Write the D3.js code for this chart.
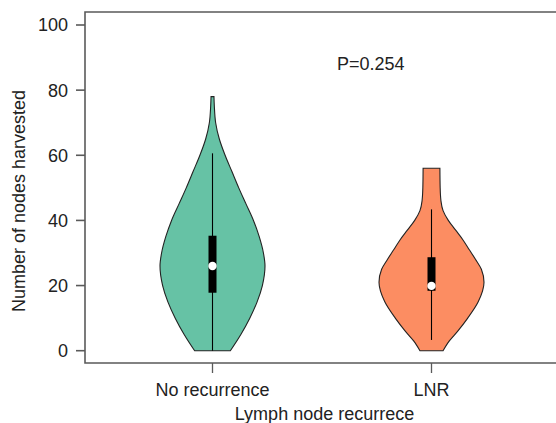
<!DOCTYPE html>
<html>
<head>
<meta charset="utf-8">
<script src="https://cdn.jsdelivr.net/npm/d3@7"></script>
<style>
  html, body { margin: 0; padding: 0; background: #fff; }
  svg { display: block; }
  text { font-family: "Liberation Sans", Arial, Helvetica, sans-serif; fill: #222; }
</style>
</head>
<body>
<svg id="chart" width="556" height="423"></svg>
<script>
// ---- data ----
const categories = ["No recurrence", "LNR"];
const colors = ["#66c2a5", "#fc8d62"];
// kernel density profiles: [value, relative density]
const densityNoRec = [[0,0.34],[5,0.54],[10,0.71],[15,0.85],[20,0.95],[26,1.0],[30,0.97],[35,0.89],[40,0.78],[45,0.64],[50,0.50],[55,0.37],[60,0.24],[65,0.13],[70,0.06],[75,0.035],[78,0.028]];
const densityLNR = [[0,0.22],[3,0.34],[6,0.5],[10,0.69],[15,0.89],[21,1.0],[25,0.95],[28,0.84],[31,0.72],[34,0.6],[37,0.46],[40,0.32],[43,0.22],[46,0.18],[50,0.165],[56,0.16]];
// box summaries: [whiskerLow, q1, median, q3, whiskerHigh]
const boxNoRec = [0, 17.8, 26, 35.3, 60.6];
const boxLNR = [3.3, 18.4, 19.9, 28.7, 43.4];
const yTicks = [0, 20, 40, 60, 80, 100];
const pLabel = "P=0.254";
const xTitle = "Lymph node recurrece";
const yTitle = "Number of nodes harvested";

const densities = [densityNoRec, densityLNR];
const boxes = [boxNoRec, boxLNR];

// ---- layout ----
const svg = d3.select("#chart");
const mLeft = 85, mRight = 564, mTop = 12, mBottom = 363;

const y = d3.scaleLinear().domain([0, 100]).range([350.7, 25]);
const x = d3.scalePoint().domain(categories).range([212.5, 431.5]);
const w = d3.scaleLinear().domain([0, 1]).range([0, 52.5]);

// frame (left, top, bottom)
const axisColor = "#5a5a5a";
svg.append("path")
  .attr("d", `M${mRight},${mTop}H${mLeft}V${mBottom}H${mRight}`)
  .attr("fill", "none").attr("stroke", axisColor).attr("stroke-width", 1.6);

// y ticks
const yt = svg.append("g");
yTicks.forEach(t => {
  yt.append("line").attr("x1", 76).attr("x2", mLeft).attr("y1", y(t)).attr("y2", y(t))
    .attr("stroke", axisColor).attr("stroke-width", 1.6);
  yt.append("text").attr("x", 68).attr("y", y(t)).attr("dy", "0.36em")
    .attr("text-anchor", "end").attr("font-size", 18).text(t);
});

// x ticks
categories.forEach(c => {
  svg.append("line").attr("x1", x(c)).attr("x2", x(c)).attr("y1", mBottom).attr("y2", 373)
    .attr("stroke", axisColor).attr("stroke-width", 1.3);
  svg.append("text").attr("x", x(c)).attr("y", 396).attr("text-anchor", "middle")
    .attr("font-size", 18).text(c);
});

// titles
svg.append("text").attr("x", 324.5).attr("y", 420).attr("text-anchor", "middle")
  .attr("font-size", 18).text(xTitle);
svg.append("text").attr("transform", "translate(25,201) rotate(-90)")
  .attr("text-anchor", "middle").attr("font-size", 18).text(yTitle);

// P value
svg.append("text").attr("x", 337).attr("y", 69.5).attr("font-size", 18).text(pLabel);

// violins
categories.forEach((c, i) => {
  const cx = x(c);
  const area = d3.area()
    .y(d => y(d[0]))
    .x0(d => cx - w(d[1]))
    .x1(d => cx + w(d[1]))
    .curve(d3.curveMonotoneY);
  svg.append("path").datum(densities[i])
    .attr("d", area)
    .attr("fill", colors[i])
    .attr("stroke", "#222").attr("stroke-width", 1.1);

  const b = boxes[i];
  svg.append("line").attr("x1", cx).attr("x2", cx).attr("y1", y(b[0])).attr("y2", y(b[4]))
    .attr("stroke", "#000").attr("stroke-width", 1.1);
  svg.append("rect").attr("x", cx - 4).attr("width", 8)
    .attr("y", y(b[3])).attr("height", y(b[1]) - y(b[3])).attr("fill", "#000");
  svg.append("circle").attr("cx", cx).attr("cy", y(b[2])).attr("r", 4.2).attr("fill", "#fff");
});
</script>
</body>
</html>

> **Required work**
Exactly as written, return every line of the listing, but not the pictures.

> **Written solution**
Write the D3.js code for this chart.
<!DOCTYPE html>
<html>
<head>
<meta charset="utf-8">
<script src="https://cdn.jsdelivr.net/npm/d3@7"></script>
<style>
  html, body { margin: 0; padding: 0; background: #fff; }
  svg { display: block; }
  text { font-family: "Liberation Sans", Arial, Helvetica, sans-serif; fill: #222; }
</style>
</head>
<body>
<svg id="chart" width="556" height="423"></svg>
<script>
// ---- data ----
const categories = ["No recurrence", "LNR"];
const colors = ["#66c2a5", "#fc8d62"];
// kernel density profiles: [value, relative density]
const densityNoRec = [[0,0.34],[5,0.54],[10,0.71],[15,0.85],[20,0.95],[26,1.0],[30,0.97],[35,0.89],[40,0.78],[45,0.64],[50,0.50],[55,0.37],[60,0.24],[65,0.13],[70,0.06],[75,0.035],[78,0.028]];
const densityLNR = [[0,0.22],[3,0.34],[6,0.5],[10,0.69],[15,0.89],[21,1.0],[25,0.95],[28,0.84],[31,0.72],[34,0.6],[37,0.46],[40,0.32],[43,0.22],[46,0.18],[50,0.165],[56,0.16]];
// box summaries: [whiskerLow, q1, median, q3, whiskerHigh]
const boxNoRec = [0, 17.8, 26, 35.3, 60.6];
const boxLNR = [3.3, 18.4, 19.9, 28.7, 43.4];
const yTicks = [0, 20, 40, 60, 80, 100];
const pLabel = "P=0.254";
const xTitle = "Lymph node recurrece";
const yTitle = "Number of nodes harvested";

const densities = [densityNoRec, densityLNR];
const boxes = [boxNoRec, boxLNR];

// ---- layout ----
const svg = d3.select("#chart");
const mLeft = 85, mRight = 564, mTop = 12, mBottom = 363;

const y = d3.scaleLinear().domain([0, 100]).range([350.7, 25]);
const x = d3.scalePoint().domain(categories).range([212.5, 431.5]);
const w = d3.scaleLinear().domain([0, 1]).range([0, 52.5]);

// frame (left, top, bottom)
const axisColor = "#5a5a5a";
svg.append("path")
  .attr("d", `M${mRight},${mTop}H${mLeft}V${mBottom}H${mRight}`)
  .attr("fill", "none").attr("stroke", axisColor).attr("stroke-width", 1.6);

// y ticks
const yt = svg.append("g");
yTicks.forEach(t => {
  yt.append("line").attr("x1", 76).attr("x2", mLeft).attr("y1", y(t)).attr("y2", y(t))
    .attr("stroke", axisColor).attr("stroke-width", 1.6);
  yt.append("text").attr("x", 68).attr("y", y(t)).attr("dy", "0.36em")
    .attr("text-anchor", "end").attr("font-size", 18).text(t);
});

// x ticks
categories.forEach(c => {
  svg.append("line").attr("x1", x(c)).attr("x2", x(c)).attr("y1", mBottom).attr("y2", 373)
    .attr("stroke", axisColor).attr("stroke-width", 1.3);
  svg.append("text").attr("x", x(c)).attr("y", 396).attr("text-anchor", "middle")
    .attr("font-size", 18).text(c);
});

// titles
svg.append("text").attr("x", 324.5).attr("y", 420).attr("text-anchor", "middle")
  .attr("font-size", 18).text(xTitle);
svg.append("text").attr("transform", "translate(25,201) rotate(-90)")
  .attr("text-anchor", "middle").attr("font-size", 18).text(yTitle);

// P value
svg.append("text").attr("x", 337).attr("y", 69.5).attr("font-size", 18).text(pLabel);

// violins
categories.forEach((c, i) => {
  const cx = x(c);
  const area = d3.area()
    .y(d => y(d[0]))
    .x0(d => cx - w(d[1]))
    .x1(d => cx + w(d[1]))
    .curve(d3.curveMonotoneY);
  svg.append("path").datum(densities[i])
    .attr("d", area)
    .attr("fill", colors[i])
    .attr("stroke", "#222").attr("stroke-width", 1.1);

  const b = boxes[i];
  svg.append("line").attr("x1", cx).attr("x2", cx).attr("y1", y(b[0])).attr("y2", y(b[4]))
    .attr("stroke", "#000").attr("stroke-width", 1.1);
  svg.append("rect").attr("x", cx - 4).attr("width", 8)
    .attr("y", y(b[3])).attr("height", y(b[1]) - y(b[3])).attr("fill", "#000");
  svg.append("circle").attr("cx", cx).attr("cy", y(b[2])).attr("r", 4.2).attr("fill", "#fff");
});
</script>
</body>
</html>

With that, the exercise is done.